Nicole walked toward the back door, thinking ahead. Big Horn House was less than a mile up the road, hidden behind belts of forest. It was a fairly new construction built in tiers so that each level jutted out farther than the one below it. This placed the top floor over the surface of the water, with a large party deck that the owner and previous occupant had used to exhaustion. It’d caused trouble in the community, from blocked views to pollution and flotsam in the lake. Nicole had pulled champagne bottles and even fine china to shore and written more than a single fine for it, but a county permit existed, and even after the owner grew bored and left for finer climes, the home had been a popular rental.
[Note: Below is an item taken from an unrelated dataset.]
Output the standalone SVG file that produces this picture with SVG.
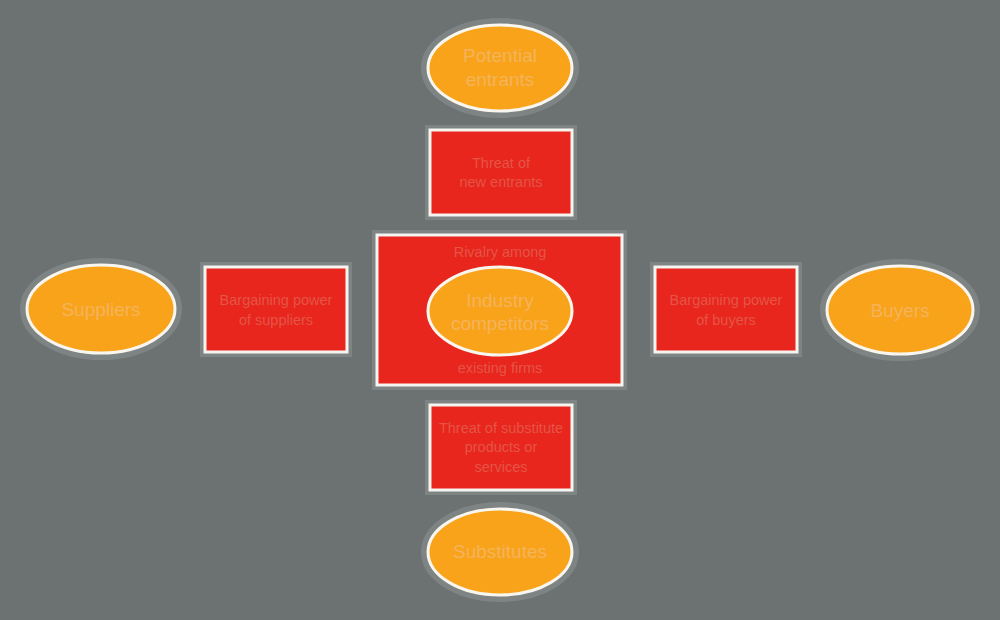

“We’ll want to talk to you again, Dr. Gatling.”
“We’re leaving Friday.”
“Where is home?”
“Dillon.”
Just south of Butte. Three hundred miles southwest of Blue Mesa.
“Magellan’s home base is in Dillon?”
“No. It’s a satellite lab and a few administrative offices.”
“Why? Is that normal, keeping the lab separate from headquarters?”
“Most pharm companies have the same setup. HQ with its main lab, smaller labs lost in the boonies or the urban jungle.”
“A secret location?”
But he shook his head. “Hard to find, but not completely off the map.”
She moved toward the back door but paused long enough to connect with Mrs. Gatling. “Thank you, ma’am.”
She didn’t tell them she was sending a deputy their way. That Friday would come and go and the Gatlings would remain tucked in the small rental, material witnesses to the crimes of murder, kidnapping, and medical malpractice.